*** Data for processing ***

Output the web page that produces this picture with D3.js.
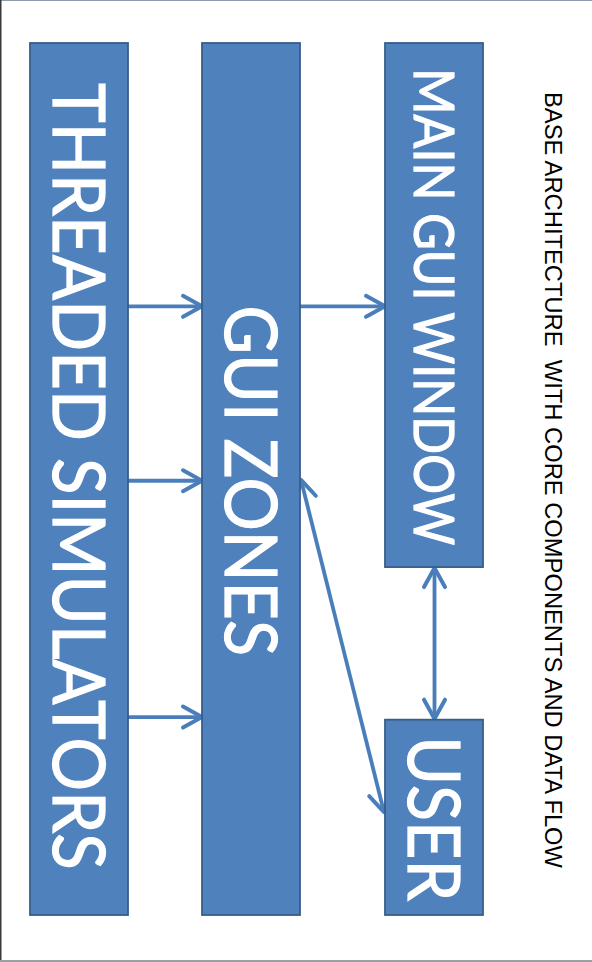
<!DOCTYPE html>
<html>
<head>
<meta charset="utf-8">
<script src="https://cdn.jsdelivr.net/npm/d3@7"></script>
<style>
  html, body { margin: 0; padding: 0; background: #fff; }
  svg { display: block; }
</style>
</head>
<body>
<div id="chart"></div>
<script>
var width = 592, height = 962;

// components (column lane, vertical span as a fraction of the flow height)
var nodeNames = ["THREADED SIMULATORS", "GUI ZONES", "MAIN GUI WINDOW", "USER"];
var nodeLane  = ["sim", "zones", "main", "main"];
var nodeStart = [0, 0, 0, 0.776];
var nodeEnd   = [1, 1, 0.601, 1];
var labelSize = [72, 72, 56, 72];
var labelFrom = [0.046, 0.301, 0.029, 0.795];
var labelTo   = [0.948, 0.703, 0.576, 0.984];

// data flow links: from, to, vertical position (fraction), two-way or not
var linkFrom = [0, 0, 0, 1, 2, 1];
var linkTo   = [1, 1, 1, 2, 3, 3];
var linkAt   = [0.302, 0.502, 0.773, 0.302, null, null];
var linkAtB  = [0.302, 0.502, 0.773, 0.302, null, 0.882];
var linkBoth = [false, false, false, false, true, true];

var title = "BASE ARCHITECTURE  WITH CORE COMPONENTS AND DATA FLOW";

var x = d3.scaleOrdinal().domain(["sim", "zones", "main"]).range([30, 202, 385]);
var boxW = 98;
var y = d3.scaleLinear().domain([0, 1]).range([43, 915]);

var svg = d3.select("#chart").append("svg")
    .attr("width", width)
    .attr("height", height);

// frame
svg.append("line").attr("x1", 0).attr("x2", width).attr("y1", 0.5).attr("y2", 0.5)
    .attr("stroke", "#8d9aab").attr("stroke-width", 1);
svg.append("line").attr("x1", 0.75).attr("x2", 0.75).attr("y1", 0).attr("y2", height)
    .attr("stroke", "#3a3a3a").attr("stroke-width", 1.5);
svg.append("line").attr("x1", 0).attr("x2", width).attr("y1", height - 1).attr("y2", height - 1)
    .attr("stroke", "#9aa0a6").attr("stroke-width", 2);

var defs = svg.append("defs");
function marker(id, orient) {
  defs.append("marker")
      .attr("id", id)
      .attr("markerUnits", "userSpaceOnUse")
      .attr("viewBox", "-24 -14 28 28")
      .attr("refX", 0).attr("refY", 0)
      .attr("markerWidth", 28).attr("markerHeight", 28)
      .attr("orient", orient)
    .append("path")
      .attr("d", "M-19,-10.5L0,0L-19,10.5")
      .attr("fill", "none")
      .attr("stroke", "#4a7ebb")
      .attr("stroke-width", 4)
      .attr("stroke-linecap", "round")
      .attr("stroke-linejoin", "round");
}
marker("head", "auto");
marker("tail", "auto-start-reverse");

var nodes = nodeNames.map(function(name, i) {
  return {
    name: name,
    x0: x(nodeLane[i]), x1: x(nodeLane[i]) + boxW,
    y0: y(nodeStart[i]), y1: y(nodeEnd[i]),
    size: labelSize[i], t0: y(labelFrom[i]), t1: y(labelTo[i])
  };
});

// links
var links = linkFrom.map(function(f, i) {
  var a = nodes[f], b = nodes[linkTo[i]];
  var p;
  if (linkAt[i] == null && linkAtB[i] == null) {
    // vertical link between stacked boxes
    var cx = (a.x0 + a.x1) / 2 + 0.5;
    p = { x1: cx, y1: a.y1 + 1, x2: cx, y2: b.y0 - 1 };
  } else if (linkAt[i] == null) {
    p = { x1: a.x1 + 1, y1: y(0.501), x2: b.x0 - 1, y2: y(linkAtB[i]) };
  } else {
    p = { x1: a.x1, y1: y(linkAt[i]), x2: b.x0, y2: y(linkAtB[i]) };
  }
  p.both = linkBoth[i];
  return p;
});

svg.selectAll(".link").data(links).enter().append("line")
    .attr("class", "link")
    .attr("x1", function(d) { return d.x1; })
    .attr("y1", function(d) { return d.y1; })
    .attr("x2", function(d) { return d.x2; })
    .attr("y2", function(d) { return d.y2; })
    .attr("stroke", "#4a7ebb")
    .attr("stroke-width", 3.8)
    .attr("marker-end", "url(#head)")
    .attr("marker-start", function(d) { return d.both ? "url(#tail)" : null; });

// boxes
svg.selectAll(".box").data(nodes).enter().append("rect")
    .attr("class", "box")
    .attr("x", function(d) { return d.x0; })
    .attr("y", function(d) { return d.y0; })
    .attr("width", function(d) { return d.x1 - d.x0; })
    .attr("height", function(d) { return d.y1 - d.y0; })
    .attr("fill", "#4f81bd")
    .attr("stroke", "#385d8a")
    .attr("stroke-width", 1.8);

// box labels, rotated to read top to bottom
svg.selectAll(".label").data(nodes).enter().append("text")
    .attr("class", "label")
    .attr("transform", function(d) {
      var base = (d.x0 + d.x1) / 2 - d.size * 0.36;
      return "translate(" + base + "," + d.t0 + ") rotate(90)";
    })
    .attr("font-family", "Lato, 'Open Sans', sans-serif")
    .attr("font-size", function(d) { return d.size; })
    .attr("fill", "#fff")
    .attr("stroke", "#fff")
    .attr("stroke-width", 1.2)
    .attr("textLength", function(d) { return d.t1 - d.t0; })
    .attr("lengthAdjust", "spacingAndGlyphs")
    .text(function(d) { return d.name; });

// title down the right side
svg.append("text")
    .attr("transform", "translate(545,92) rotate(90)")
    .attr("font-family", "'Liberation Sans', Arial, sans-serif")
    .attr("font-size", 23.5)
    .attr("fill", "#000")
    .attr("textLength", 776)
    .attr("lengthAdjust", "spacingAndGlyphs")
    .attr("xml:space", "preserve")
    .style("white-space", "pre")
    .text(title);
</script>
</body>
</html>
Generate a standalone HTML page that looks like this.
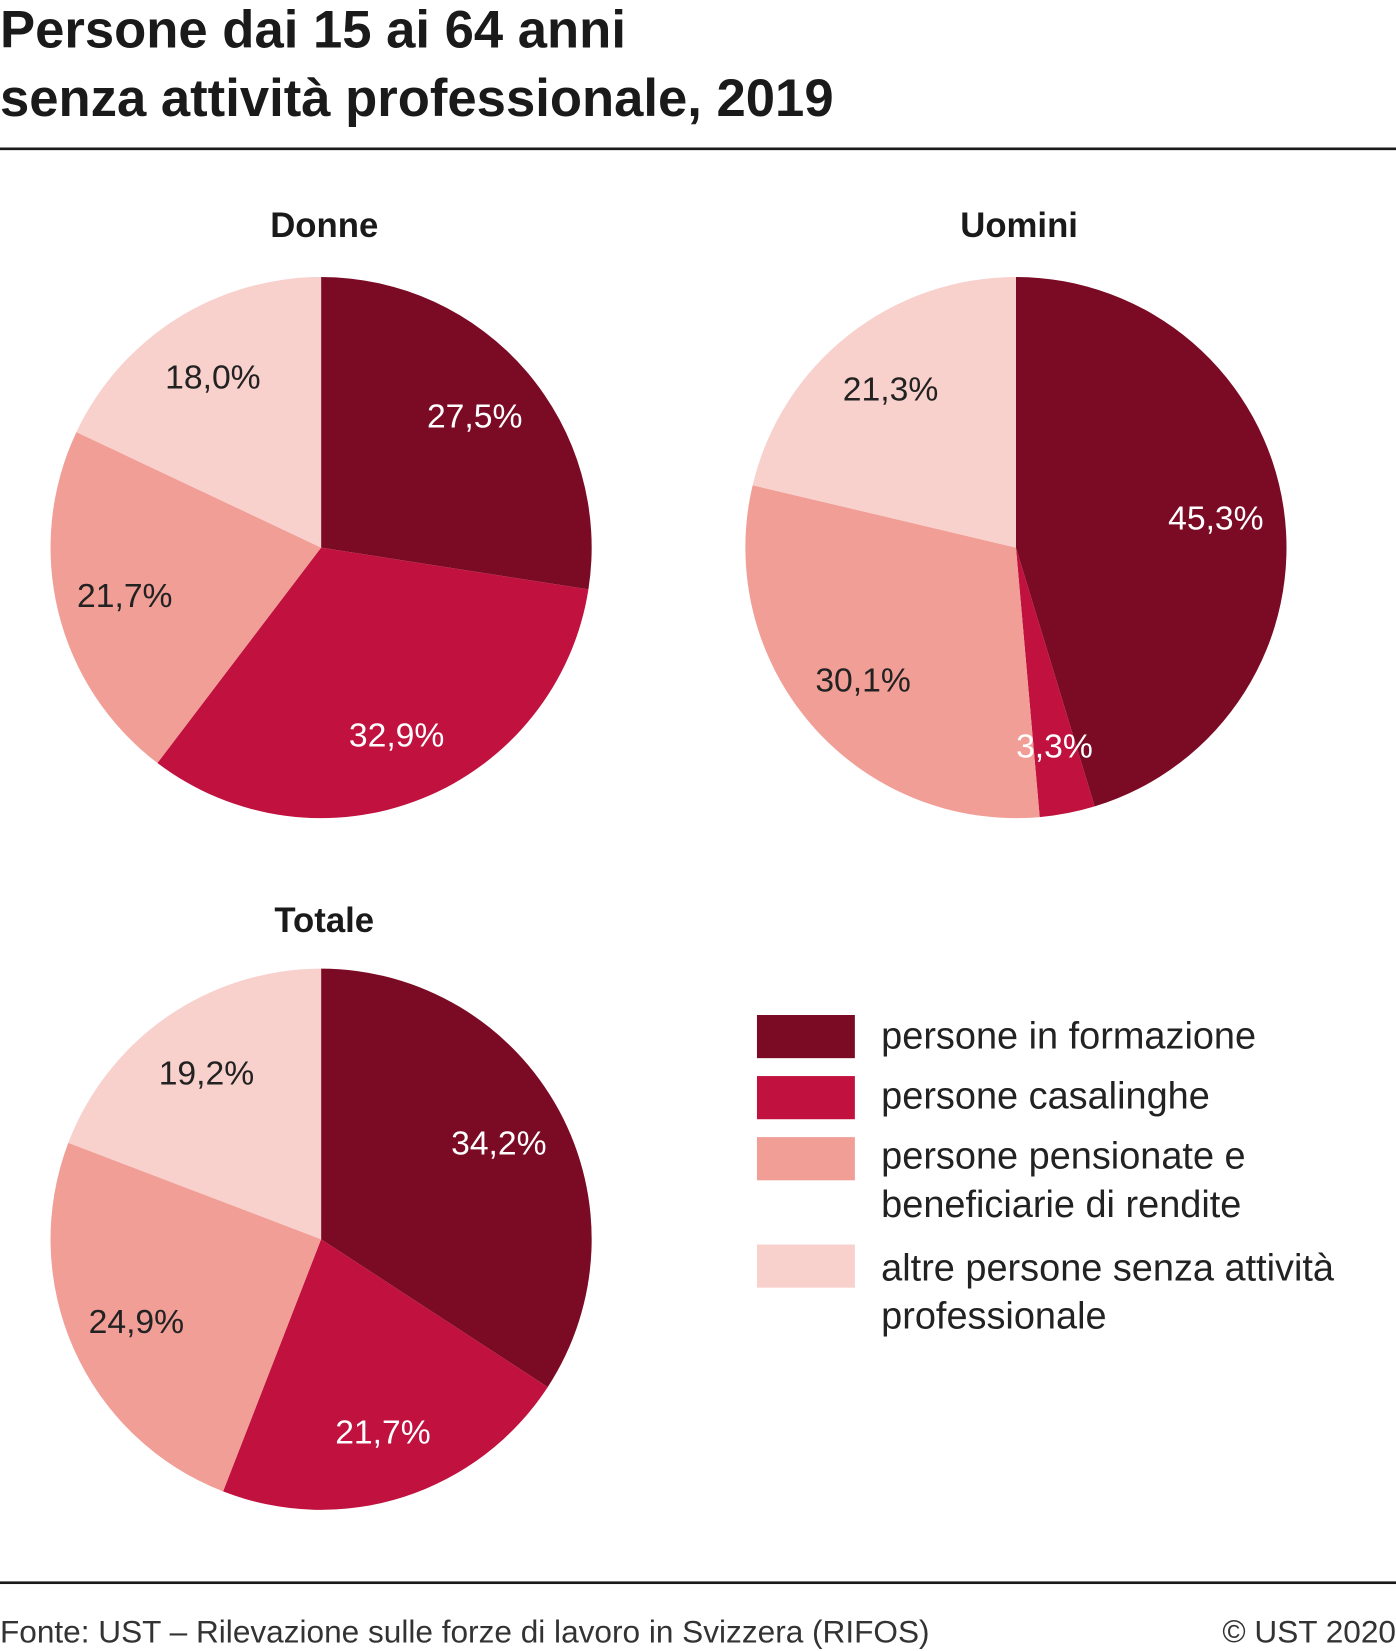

***

Exercise details –
Go from the first line of the data above to the line containing "var width = 592, height = 962;" and retype exactly those lines, both included, but none of the pictures.

Answer for the task –
Output the web page that produces this picture with D3.js.
<!DOCTYPE html>
<html>
<head>
<meta charset="utf-8">
<script src="https://cdn.jsdelivr.net/npm/d3@7"></script>
<style>
  html, body { margin: 0; padding: 0; background: #fff; }
  svg { display: block; }
</style>
</head>
<body>
<div id="chart"></div>
<script>
var width = 592, height = 962;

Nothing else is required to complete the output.